The MIT researchers don’t commit to any definitive conclusion on the exact extent technology will eliminate jobs and remind us that there continue to be activities that even the most intelligent machines find difficult, from ‘walking up stairs’ to ‘picking up a paper clip’ and that humans continue to have the imagination to innovate. In their paper, Oxford researchers Frey and Osborne are more specific in their paper http://www.oxfordmartin.ox.ac.uk/downloads/academic/The_Future_of_Employment.pdf. After examining 702 established occupations they estimate about 47% of current US employment is at risk ‘perhaps over the next decade or two’ and that ‘sophisticated algorithms could substitute for approximately 140 million full-time knowledge workers worldwide’.
Education and the digital age
Most of those who write about the potential of technology to transform the workplace also see a need for major changes in education. Like them, Brynjolfsson and McAfee see the school system as reflecting the requirements of a previous age – the 20th century, (or even the nineteenth?). They call for new Montessori -inspired classrooms emphasising ‘self-directed learning, hands-on engagement with a wide variety of materials and a largely unstructured school day’. ‘Acquiring an excellent education is the best way to ensure you are not left behind as technology races ahead.’ Technology is now contributing to this through the growth of on-line learning resources and open courses, pioneered by organisations like the Kahn Academy.
But while many of these recommendations would be seen as progressive alternatives to the ‘Gradgrind’ programme of Michael Gove, like other ‘moderniser’ approaches to education, Brynjolfsson and McAfee overestimate the relationship between the content of the curriculum and the needs of the workplace, sidestepping the social function that education plays in the regulation of young people’s labour market chances. As Radicaled has consistently argued, rather than educational standards struggling to keep up with technological advance, the real crisis for education is that young people become ‘overqualified’ for the limited number of jobs available to them and as a result, exam certificates are increasingly devalued – an issue touched on, but not developed in the chapter on ‘Recommendations for Individuals’.

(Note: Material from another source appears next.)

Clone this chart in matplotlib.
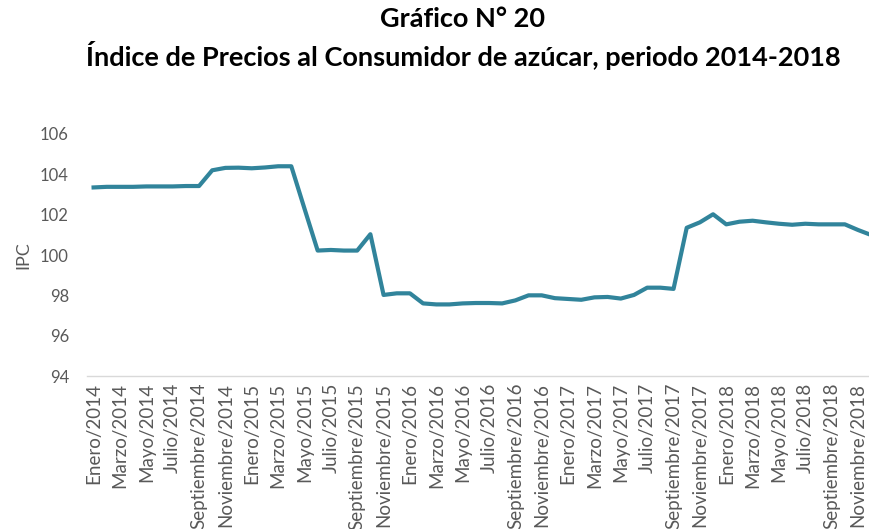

As we have also argued, the examination reforms introduced by Michael Gove are designed to control pass rates and restore more limited expectations. A consequence is that the more generic vocational qualifications promoted by modernisers are not considered as ‘powerful knowledge’ and in many schools have constituted a ‘secondary modern’ stream. Thus, to gain status, Gove has demanded vocational qualifications become redesigned around ‘academic’ principles. The unstructured days of Montessori, while a progressive development for some, would sharply undermine the social control function of schools. Unfortunately, many teachers would probably see this as undermining their ability to control learning and threatening their ‘professionalism.’
New economic policies are needed
A strength of The Second Machine Age is its interdisciplinary approach and the way in which a detailed explanation of technical progress is combined with more general economic policies for dealing with the collapse of employment opportunities in the 21st century as advances in technology produce winners and losers whilst income inequalities continue to widen. A range of policies are examined, for example proposals for a universal social income as well as the use of a negative income tax; though the authors continue to put their faith in technological progress allowing the economy to grow and generate new jobs, particularly those with high skills and high earning power.
A weakness is a lack of attention given to the possibility of any real opposition to how new technology is used; not just from particular occupational groups that may have the most to lose, but also the opportunities for labour movement organisations to reorientate their activities and make demands for both the sharing of work and the reduction of working time. It’s now almost 35 years since Andre Gorz’s Farewell To the Working Class, argued for just that.